50 wards in 50 Weekdays: 36th Ward’s Eliza Puchalski just wants a stoplight

Eliza Puchalski stops with her mother at a yard sale. She’s not buying what they’re selling.

WBEZ/Sam Hudzik

Updated at 9:57 p.m.

The Irving Woods neighborhood is a nice, quiet place for Eliza Puchalski to take her children for a walk. But she has a problem, and you know that if this is a problem for Puchalski, it’s a problem for others, as well.

“When I want to cross the Irving Park [Road], there is no stoplights and the cars are driving like crazy,” Puchalski says. “So I have to wait with [my] children for like 10 minutes, 20 minutes.”

“I call the city [a] few times, but no response,” she says about her hopes for a stop sign or stoplight. “It would help, because…I am mother of four children and when they take the bikes, you know, it’s dangerous to cross the street.”

Her kids and her family are clearly important for Puchalski, as is her Catholic faith. When I ask her what she likes in her neighborhood, her answer is her church.

“The St. Francis Borgia Church. They have Adoration Chapel, [which] means they have Blessed Sacrament [from the early morning] to 11 p.m., so [it’s open] whenever you feel like to go and rest and be in peace,” she says. “I am a Catholic so…I believe that Jesus is present there. So I may really rest there. It’s wonderful place.”

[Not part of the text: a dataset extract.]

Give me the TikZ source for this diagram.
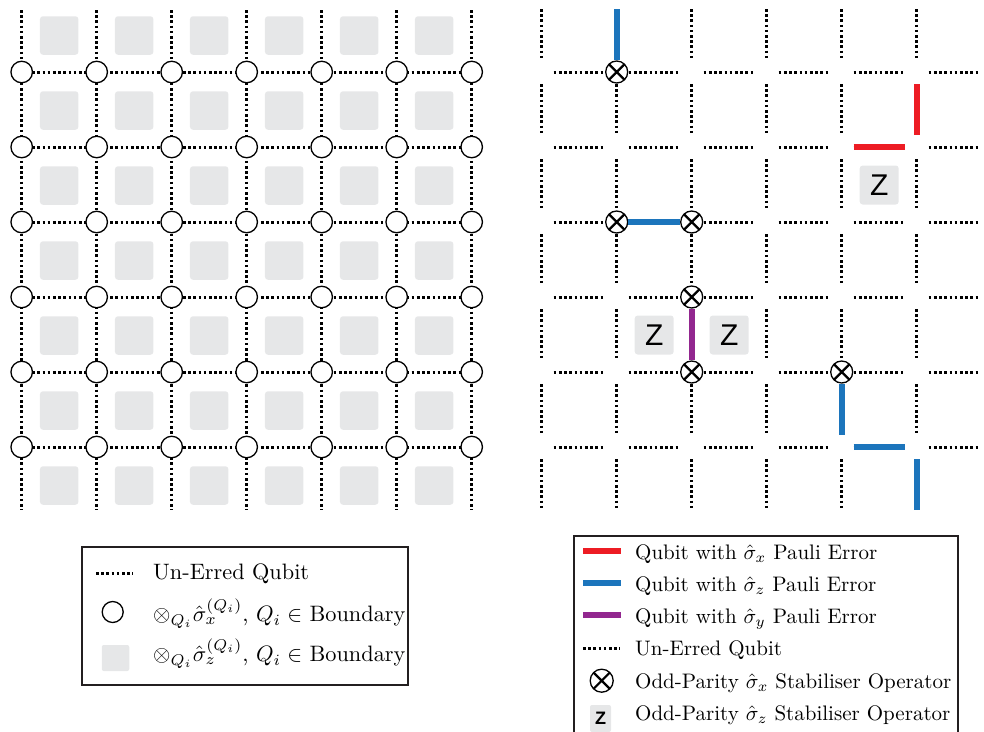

Puchalski met her husband through a different church in the city, and they moved to Irving Woods. They met in Chicago, but are both from Poland.

“I finished my [economics] master’s degree in Poland and I came here,” Puchalski says. That was 1996. “I start working and then I start a family, and I am hoping I will get back to work.”

She is also hoping to get back to Poland. When I ask how she feels about Chicago, she pauses.

“If I could, I would go back to my country,” she says, laughing. “Especially, I don’t know…I like the trees, flowers, you know, in my country. It’s kind of sentimental value for me.”

But her husband likes it here. So do her kids, a point driven home on a family trip to Poland.

“When we went for vacation, they were asking, ‘When are we going back home?’ I am asking, ‘What home?’ ‘To Chicago,’ [they replied]. So, they were born here and they like it here.”

We are chatting at a yard sale in the neighborhood, which Puchalski stopped at for the benefit of her mother, who is visiting from Poland.

“I prefer to go to outlets,” she laughs. “To buy new things and, you know, because when I buy something [used], then I throw it away and it’s not – for me, it’s not worth it.”

I ask Puchalski about local politics, and she says she has no interest. She sees no difference no matter who Chicago’s mayor is, but does have a message for politicians – Rahm Emanuel or any others.

“I want them to focus on family values,” Puchalski says. “I would like the [politicians] to focus on this…’cause it’s getting crazy about this education in school, about this sexual education in school. The kids are small. We want to transmit them our values. And it’s getting really odd.”

Puchalski chuckles a bit, but she’s serious. Serious about her faith, and serious about that stoplight.